● TO DO: Write each line of the material exactly as given, from the top through the line that contains "import * as d3 from 'd3';", and omit all pictures.
--- START AVAILABLE DATA ---
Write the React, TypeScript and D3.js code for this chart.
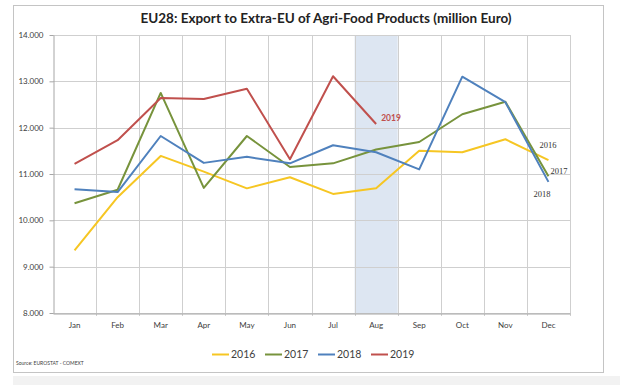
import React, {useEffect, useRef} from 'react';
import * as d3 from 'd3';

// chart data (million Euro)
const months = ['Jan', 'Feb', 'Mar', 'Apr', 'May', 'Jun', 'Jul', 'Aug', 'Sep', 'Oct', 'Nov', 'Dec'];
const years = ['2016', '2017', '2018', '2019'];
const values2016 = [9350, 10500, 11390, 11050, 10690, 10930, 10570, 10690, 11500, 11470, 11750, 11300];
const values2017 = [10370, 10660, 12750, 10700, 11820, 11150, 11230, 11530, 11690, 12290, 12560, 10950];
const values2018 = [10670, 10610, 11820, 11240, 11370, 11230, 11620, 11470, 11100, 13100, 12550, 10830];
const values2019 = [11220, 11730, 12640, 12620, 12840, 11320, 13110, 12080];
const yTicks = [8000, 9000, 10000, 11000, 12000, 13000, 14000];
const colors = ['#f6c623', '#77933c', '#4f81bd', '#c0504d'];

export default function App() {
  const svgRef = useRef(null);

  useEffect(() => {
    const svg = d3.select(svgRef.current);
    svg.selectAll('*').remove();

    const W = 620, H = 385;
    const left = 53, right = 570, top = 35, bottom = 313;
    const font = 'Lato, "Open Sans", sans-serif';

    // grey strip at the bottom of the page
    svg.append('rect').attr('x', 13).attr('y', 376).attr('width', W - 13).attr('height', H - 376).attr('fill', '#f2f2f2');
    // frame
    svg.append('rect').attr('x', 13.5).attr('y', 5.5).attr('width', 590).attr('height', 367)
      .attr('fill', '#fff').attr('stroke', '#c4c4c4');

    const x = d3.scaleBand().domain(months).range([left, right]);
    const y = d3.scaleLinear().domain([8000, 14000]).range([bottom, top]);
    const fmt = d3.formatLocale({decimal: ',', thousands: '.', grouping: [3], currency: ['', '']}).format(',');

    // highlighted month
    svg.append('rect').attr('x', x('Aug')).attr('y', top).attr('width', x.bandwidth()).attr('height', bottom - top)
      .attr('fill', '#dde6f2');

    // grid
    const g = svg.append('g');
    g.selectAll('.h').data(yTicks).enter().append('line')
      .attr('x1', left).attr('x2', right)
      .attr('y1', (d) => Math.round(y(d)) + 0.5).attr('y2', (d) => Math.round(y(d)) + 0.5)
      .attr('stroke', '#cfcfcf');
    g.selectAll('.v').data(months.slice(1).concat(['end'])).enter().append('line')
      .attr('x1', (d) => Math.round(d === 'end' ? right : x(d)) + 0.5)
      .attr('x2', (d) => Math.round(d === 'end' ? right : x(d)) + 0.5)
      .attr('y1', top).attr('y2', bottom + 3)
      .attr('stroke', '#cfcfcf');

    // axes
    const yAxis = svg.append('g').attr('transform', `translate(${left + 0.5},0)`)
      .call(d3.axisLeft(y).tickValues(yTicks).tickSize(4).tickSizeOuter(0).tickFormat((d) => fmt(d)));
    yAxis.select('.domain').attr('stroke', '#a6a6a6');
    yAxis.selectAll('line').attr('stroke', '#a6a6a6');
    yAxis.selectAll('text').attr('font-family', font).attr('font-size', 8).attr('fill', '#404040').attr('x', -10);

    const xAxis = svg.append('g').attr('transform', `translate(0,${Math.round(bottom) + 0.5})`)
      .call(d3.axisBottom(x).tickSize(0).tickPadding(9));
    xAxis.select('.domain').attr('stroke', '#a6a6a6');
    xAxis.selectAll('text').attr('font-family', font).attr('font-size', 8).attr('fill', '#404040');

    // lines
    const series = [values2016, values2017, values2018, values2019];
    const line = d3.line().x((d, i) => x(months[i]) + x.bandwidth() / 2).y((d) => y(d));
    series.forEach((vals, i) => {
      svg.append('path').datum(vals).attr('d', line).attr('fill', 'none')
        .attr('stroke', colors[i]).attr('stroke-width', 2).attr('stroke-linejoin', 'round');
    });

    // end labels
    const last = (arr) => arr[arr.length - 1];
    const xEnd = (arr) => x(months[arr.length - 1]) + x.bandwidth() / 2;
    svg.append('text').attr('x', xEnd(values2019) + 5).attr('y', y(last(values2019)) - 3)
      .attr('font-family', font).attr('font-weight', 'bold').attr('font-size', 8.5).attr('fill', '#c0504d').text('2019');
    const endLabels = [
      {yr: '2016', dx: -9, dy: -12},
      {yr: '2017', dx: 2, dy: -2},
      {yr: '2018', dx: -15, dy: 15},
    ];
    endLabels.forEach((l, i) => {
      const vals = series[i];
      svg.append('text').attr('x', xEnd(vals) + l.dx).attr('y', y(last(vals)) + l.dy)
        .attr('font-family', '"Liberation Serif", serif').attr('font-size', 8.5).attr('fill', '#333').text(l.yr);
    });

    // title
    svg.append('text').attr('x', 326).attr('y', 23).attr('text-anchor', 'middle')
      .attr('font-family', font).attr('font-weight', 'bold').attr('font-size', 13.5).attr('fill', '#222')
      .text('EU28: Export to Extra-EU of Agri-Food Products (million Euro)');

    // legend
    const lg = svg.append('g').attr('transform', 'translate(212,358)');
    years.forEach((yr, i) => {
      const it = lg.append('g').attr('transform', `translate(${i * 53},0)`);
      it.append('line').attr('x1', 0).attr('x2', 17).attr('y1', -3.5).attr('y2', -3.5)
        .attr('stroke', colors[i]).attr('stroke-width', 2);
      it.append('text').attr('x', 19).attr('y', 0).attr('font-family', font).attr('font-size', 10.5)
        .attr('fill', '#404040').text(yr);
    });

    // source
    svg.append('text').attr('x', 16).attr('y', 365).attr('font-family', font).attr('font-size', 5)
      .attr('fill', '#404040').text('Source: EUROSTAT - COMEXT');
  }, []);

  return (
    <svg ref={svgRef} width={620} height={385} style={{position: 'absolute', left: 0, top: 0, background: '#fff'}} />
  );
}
--- END AVAILABLE DATA ---
● SOLUTION TO THIS EXERCISE:
Write the React, TypeScript and D3.js code for this chart.
import React, {useEffect, useRef} from 'react';
import * as d3 from 'd3';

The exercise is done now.